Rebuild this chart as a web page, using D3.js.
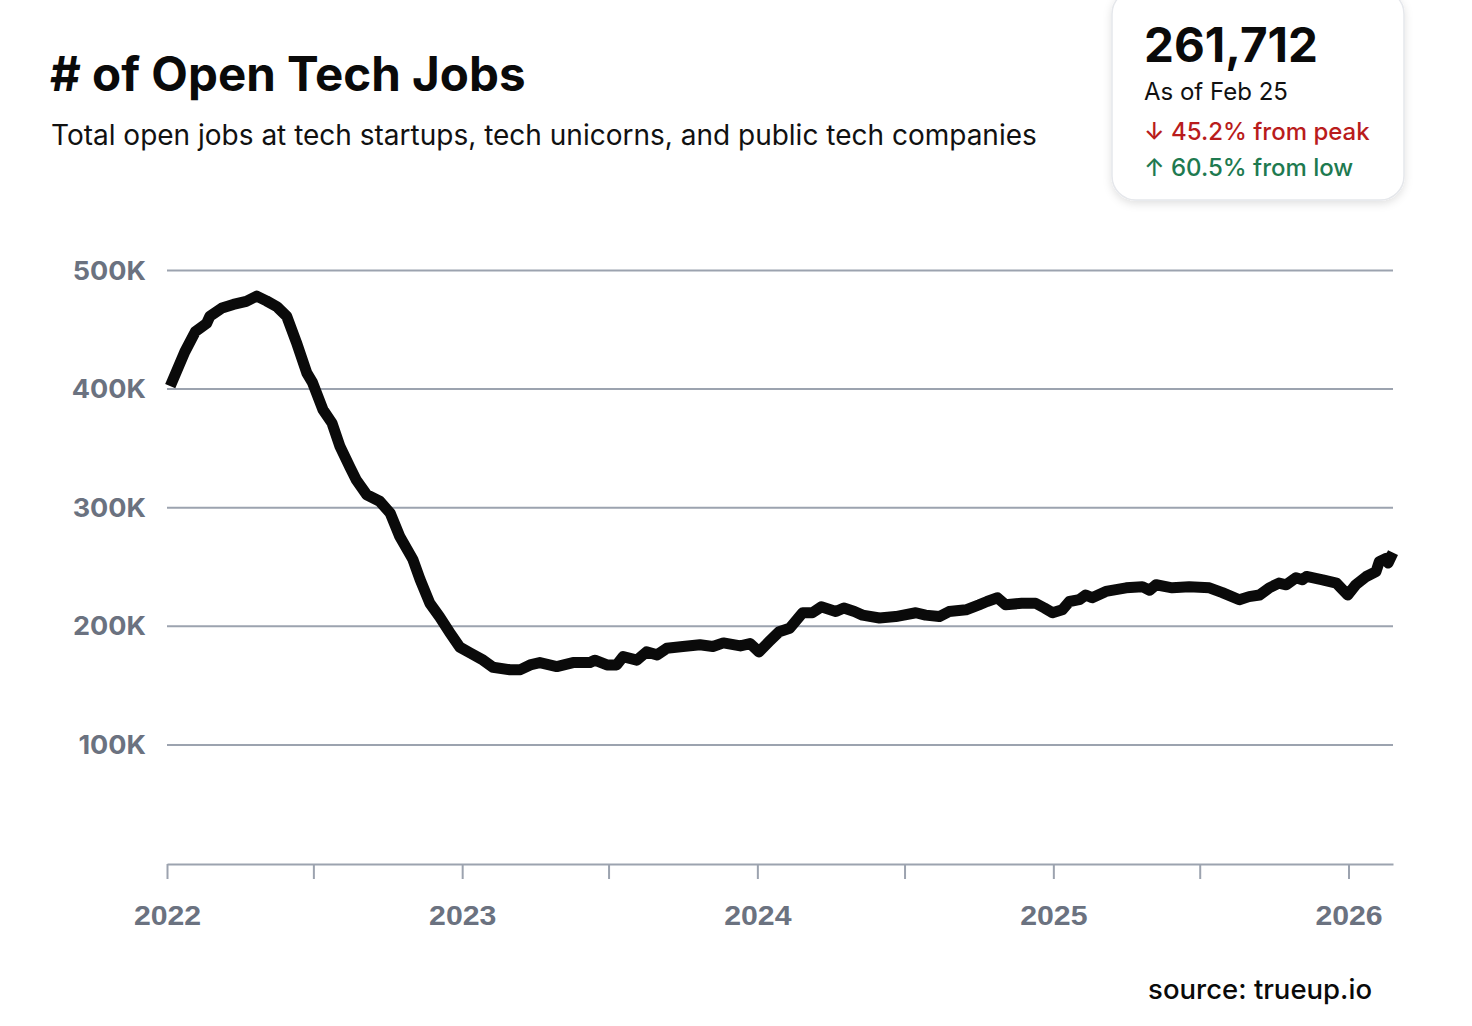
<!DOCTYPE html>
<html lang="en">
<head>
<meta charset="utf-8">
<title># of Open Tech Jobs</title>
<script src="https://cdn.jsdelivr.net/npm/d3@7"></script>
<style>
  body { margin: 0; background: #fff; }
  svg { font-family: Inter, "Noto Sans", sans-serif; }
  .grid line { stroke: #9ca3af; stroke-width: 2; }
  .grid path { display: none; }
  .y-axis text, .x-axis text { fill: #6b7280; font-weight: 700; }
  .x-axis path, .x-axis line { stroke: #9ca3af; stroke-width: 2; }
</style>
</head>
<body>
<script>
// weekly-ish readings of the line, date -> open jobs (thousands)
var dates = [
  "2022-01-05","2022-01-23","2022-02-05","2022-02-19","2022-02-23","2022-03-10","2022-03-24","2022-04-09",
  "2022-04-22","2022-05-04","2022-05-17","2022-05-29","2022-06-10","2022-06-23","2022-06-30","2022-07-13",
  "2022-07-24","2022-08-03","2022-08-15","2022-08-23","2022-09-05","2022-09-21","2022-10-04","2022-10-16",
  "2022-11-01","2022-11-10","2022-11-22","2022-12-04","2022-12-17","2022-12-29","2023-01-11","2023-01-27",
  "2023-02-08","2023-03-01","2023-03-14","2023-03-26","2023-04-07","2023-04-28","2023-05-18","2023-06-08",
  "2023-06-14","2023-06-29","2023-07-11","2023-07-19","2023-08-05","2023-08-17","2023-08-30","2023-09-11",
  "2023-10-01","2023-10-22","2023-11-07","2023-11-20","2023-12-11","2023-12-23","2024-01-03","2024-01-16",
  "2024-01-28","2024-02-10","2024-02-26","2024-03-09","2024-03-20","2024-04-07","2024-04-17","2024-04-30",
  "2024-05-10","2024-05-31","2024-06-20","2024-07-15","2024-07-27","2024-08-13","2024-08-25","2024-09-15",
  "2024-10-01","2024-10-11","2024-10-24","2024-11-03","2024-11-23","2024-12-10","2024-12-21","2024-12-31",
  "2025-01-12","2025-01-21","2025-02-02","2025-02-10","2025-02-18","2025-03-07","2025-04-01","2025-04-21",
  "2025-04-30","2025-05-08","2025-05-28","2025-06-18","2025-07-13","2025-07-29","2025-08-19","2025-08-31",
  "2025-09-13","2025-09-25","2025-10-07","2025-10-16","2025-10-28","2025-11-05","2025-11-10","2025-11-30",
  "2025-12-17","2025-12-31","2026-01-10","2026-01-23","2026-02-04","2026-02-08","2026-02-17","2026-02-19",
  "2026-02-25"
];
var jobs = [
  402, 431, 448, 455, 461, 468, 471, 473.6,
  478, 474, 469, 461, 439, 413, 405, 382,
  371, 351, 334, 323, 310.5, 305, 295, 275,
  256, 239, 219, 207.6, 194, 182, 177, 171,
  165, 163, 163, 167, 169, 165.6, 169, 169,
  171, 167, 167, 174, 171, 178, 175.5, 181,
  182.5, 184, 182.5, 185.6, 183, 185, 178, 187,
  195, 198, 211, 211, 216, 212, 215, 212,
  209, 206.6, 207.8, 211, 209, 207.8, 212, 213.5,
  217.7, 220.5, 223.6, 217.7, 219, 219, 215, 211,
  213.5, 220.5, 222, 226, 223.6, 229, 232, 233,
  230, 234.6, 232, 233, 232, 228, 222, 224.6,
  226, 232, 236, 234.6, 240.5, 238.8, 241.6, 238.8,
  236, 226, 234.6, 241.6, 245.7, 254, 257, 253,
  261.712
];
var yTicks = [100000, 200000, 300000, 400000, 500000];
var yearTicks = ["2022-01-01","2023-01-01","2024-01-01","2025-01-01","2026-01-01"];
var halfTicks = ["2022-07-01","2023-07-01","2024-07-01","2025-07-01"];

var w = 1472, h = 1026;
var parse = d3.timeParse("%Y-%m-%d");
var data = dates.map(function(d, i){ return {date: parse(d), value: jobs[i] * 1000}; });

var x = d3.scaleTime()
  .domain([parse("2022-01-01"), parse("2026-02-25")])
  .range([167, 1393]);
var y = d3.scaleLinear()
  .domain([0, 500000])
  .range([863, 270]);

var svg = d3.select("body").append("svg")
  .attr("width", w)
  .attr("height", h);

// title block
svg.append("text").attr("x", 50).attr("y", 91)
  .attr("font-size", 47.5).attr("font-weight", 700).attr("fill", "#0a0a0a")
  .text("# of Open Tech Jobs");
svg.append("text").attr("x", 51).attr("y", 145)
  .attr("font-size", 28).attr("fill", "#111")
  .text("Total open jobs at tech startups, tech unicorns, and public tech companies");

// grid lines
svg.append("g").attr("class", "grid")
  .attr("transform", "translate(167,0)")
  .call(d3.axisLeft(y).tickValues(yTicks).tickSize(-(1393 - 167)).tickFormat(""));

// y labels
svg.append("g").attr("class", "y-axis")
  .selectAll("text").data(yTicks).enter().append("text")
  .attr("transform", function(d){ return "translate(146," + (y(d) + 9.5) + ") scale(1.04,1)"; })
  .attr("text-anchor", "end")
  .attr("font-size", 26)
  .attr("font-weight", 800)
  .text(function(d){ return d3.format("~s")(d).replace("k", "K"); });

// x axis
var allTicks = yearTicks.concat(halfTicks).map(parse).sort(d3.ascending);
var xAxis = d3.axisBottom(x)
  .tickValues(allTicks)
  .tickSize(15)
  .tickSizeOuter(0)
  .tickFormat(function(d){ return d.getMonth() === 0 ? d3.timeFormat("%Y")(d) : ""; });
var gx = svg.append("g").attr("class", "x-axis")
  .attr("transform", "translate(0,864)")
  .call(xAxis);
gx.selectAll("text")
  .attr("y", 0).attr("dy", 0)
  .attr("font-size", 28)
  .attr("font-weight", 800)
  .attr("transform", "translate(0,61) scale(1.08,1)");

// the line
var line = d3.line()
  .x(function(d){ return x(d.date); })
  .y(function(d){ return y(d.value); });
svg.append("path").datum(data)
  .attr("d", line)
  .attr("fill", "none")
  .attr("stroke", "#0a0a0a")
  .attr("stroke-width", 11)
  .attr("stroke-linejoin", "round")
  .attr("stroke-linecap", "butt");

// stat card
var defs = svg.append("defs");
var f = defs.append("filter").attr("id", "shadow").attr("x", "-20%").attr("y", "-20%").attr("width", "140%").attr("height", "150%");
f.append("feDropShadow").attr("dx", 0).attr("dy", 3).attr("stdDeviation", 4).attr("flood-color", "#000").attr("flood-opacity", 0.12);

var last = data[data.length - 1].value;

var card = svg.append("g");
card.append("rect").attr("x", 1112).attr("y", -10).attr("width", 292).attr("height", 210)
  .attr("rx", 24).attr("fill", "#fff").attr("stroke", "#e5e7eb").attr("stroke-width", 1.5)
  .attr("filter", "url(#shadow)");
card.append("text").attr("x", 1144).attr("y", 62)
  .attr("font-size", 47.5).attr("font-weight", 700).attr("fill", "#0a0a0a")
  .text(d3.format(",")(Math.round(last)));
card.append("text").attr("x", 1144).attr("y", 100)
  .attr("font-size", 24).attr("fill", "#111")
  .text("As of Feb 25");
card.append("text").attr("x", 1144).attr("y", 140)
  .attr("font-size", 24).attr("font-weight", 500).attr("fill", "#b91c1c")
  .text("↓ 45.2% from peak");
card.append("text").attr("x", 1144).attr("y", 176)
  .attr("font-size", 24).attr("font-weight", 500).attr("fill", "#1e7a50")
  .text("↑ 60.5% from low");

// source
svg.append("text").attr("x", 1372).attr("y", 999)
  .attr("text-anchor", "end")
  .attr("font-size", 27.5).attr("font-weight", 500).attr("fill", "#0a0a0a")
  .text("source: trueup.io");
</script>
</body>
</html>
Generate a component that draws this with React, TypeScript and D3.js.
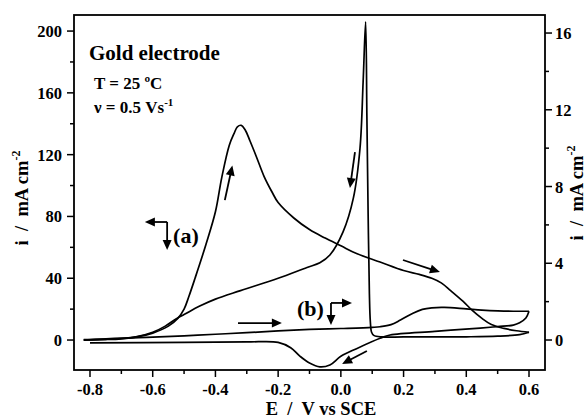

===

Reproduce all the entries that precede this task, word for word, minus any pictures.

Rebuild this chart as a web page, using D3.js.
<!DOCTYPE html>
<html lang="en">
<head>
<meta charset="utf-8">
<title># of Open Tech Jobs</title>
<script src="https://cdn.jsdelivr.net/npm/d3@7"></script>
<style>
  body { margin: 0; background: #fff; }
  svg { font-family: Inter, "Noto Sans", sans-serif; }
  .grid line { stroke: #9ca3af; stroke-width: 2; }
  .grid path { display: none; }
  .y-axis text, .x-axis text { fill: #6b7280; font-weight: 700; }
  .x-axis path, .x-axis line { stroke: #9ca3af; stroke-width: 2; }
</style>
</head>
<body>
<script>
// weekly-ish readings of the line, date -> open jobs (thousands)
var dates = [
  "2022-01-05","2022-01-23","2022-02-05","2022-02-19","2022-02-23","2022-03-10","2022-03-24","2022-04-09",
  "2022-04-22","2022-05-04","2022-05-17","2022-05-29","2022-06-10","2022-06-23","2022-06-30","2022-07-13",
  "2022-07-24","2022-08-03","2022-08-15","2022-08-23","2022-09-05","2022-09-21","2022-10-04","2022-10-16",
  "2022-11-01","2022-11-10","2022-11-22","2022-12-04","2022-12-17","2022-12-29","2023-01-11","2023-01-27",
  "2023-02-08","2023-03-01","2023-03-14","2023-03-26","2023-04-07","2023-04-28","2023-05-18","2023-06-08",
  "2023-06-14","2023-06-29","2023-07-11","2023-07-19","2023-08-05","2023-08-17","2023-08-30","2023-09-11",
  "2023-10-01","2023-10-22","2023-11-07","2023-11-20","2023-12-11","2023-12-23","2024-01-03","2024-01-16",
  "2024-01-28","2024-02-10","2024-02-26","2024-03-09","2024-03-20","2024-04-07","2024-04-17","2024-04-30",
  "2024-05-10","2024-05-31","2024-06-20","2024-07-15","2024-07-27","2024-08-13","2024-08-25","2024-09-15",
  "2024-10-01","2024-10-11","2024-10-24","2024-11-03","2024-11-23","2024-12-10","2024-12-21","2024-12-31",
  "2025-01-12","2025-01-21","2025-02-02","2025-02-10","2025-02-18","2025-03-07","2025-04-01","2025-04-21",
  "2025-04-30","2025-05-08","2025-05-28","2025-06-18","2025-07-13","2025-07-29","2025-08-19","2025-08-31",
  "2025-09-13","2025-09-25","2025-10-07","2025-10-16","2025-10-28","2025-11-05","2025-11-10","2025-11-30",
  "2025-12-17","2025-12-31","2026-01-10","2026-01-23","2026-02-04","2026-02-08","2026-02-17","2026-02-19",
  "2026-02-25"
];
var jobs = [
  402, 431, 448, 455, 461, 468, 471, 473.6,
  478, 474, 469, 461, 439, 413, 405, 382,
  371, 351, 334, 323, 310.5, 305, 295, 275,
  256, 239, 219, 207.6, 194, 182, 177, 171,
  165, 163, 163, 167, 169, 165.6, 169, 169,
  171, 167, 167, 174, 171, 178, 175.5, 181,
  182.5, 184, 182.5, 185.6, 183, 185, 178, 187,
  195, 198, 211, 211, 216, 212, 215, 212,
  209, 206.6, 207.8, 211, 209, 207.8, 212, 213.5,
  217.7, 220.5, 223.6, 217.7, 219, 219, 215, 211,
  213.5, 220.5, 222, 226, 223.6, 229, 232, 233,
  230, 234.6, 232, 233, 232, 228, 222, 224.6,
  226, 232, 236, 234.6, 240.5, 238.8, 241.6, 238.8,
  236, 226, 234.6, 241.6, 245.7, 254, 257, 253,
  261.712
];
var yTicks = [100000, 200000, 300000, 400000, 500000];
var yearTicks = ["2022-01-01","2023-01-01","2024-01-01","2025-01-01","2026-01-01"];
var halfTicks = ["2022-07-01","2023-07-01","2024-07-01","2025-07-01"];

var w = 1472, h = 1026;
var parse = d3.timeParse("%Y-%m-%d");
var data = dates.map(function(d, i){ return {date: parse(d), value: jobs[i] * 1000}; });

var x = d3.scaleTime()
  .domain([parse("2022-01-01"), parse("2026-02-25")])
  .range([167, 1393]);
var y = d3.scaleLinear()
  .domain([0, 500000])
  .range([863, 270]);

var svg = d3.select("body").append("svg")
  .attr("width", w)
  .attr("height", h);

// title block
svg.append("text").attr("x", 50).attr("y", 91)
  .attr("font-size", 47.5).attr("font-weight", 700).attr("fill", "#0a0a0a")
  .text("# of Open Tech Jobs");
svg.append("text").attr("x", 51).attr("y", 145)
  .attr("font-size", 28).attr("fill", "#111")
  .text("Total open jobs at tech startups, tech unicorns, and public tech companies");

// grid lines
svg.append("g").attr("class", "grid")
  .attr("transform", "translate(167,0)")
  .call(d3.axisLeft(y).tickValues(yTicks).tickSize(-(1393 - 167)).tickFormat(""));

// y labels
svg.append("g").attr("class", "y-axis")
  .selectAll("text").data(yTicks).enter().append("text")
  .attr("transform", function(d){ return "translate(146," + (y(d) + 9.5) + ") scale(1.04,1)"; })
  .attr("text-anchor", "end")
  .attr("font-size", 26)
  .attr("font-weight", 800)
  .text(function(d){ return d3.format("~s")(d).replace("k", "K"); });

// x axis
var allTicks = yearTicks.concat(halfTicks).map(parse).sort(d3.ascending);
var xAxis = d3.axisBottom(x)
  .tickValues(allTicks)
  .tickSize(15)
  .tickSizeOuter(0)
  .tickFormat(function(d){ return d.getMonth() === 0 ? d3.timeFormat("%Y")(d) : ""; });
var gx = svg.append("g").attr("class", "x-axis")
  .attr("transform", "translate(0,864)")
  .call(xAxis);
gx.selectAll("text")
  .attr("y", 0).attr("dy", 0)
  .attr("font-size", 28)
  .attr("font-weight", 800)
  .attr("transform", "translate(0,61) scale(1.08,1)");

// the line
var line = d3.line()
  .x(function(d){ return x(d.date); })
  .y(function(d){ return y(d.value); });
svg.append("path").datum(data)
  .attr("d", line)
  .attr("fill", "none")
  .attr("stroke", "#0a0a0a")
  .attr("stroke-width", 11)
  .attr("stroke-linejoin", "round")
  .attr("stroke-linecap", "butt");

// stat card
var defs = svg.append("defs");
var f = defs.append("filter").attr("id", "shadow").attr("x", "-20%").attr("y", "-20%").attr("width", "140%").attr("height", "150%");
f.append("feDropShadow").attr("dx", 0).attr("dy", 3).attr("stdDeviation", 4).attr("flood-color", "#000").attr("flood-opacity", 0.12);

var last = data[data.length - 1].value;

var card = svg.append("g");
card.append("rect").attr("x", 1112).attr("y", -10).attr("width", 292).attr("height", 210)
  .attr("rx", 24).attr("fill", "#fff").attr("stroke", "#e5e7eb").attr("stroke-width", 1.5)
  .attr("filter", "url(#shadow)");
card.append("text").attr("x", 1144).attr("y", 62)
  .attr("font-size", 47.5).attr("font-weight", 700).attr("fill", "#0a0a0a")
  .text(d3.format(",")(Math.round(last)));
card.append("text").attr("x", 1144).attr("y", 100)
  .attr("font-size", 24).attr("fill", "#111")
  .text("As of Feb 25");
card.append("text").attr("x", 1144).attr("y", 140)
  .attr("font-size", 24).attr("font-weight", 500).attr("fill", "#b91c1c")
  .text("↓ 45.2% from peak");
card.append("text").attr("x", 1144).attr("y", 176)
  .attr("font-size", 24).attr("font-weight", 500).attr("fill", "#1e7a50")
  .text("↑ 60.5% from low");

// source
svg.append("text").attr("x", 1372).attr("y", 999)
  .attr("text-anchor", "end")
  .attr("font-size", 27.5).attr("font-weight", 500).attr("fill", "#0a0a0a")
  .text("source: trueup.io");
</script>
</body>
</html>
Generate a component that draws this with React, TypeScript and D3.js.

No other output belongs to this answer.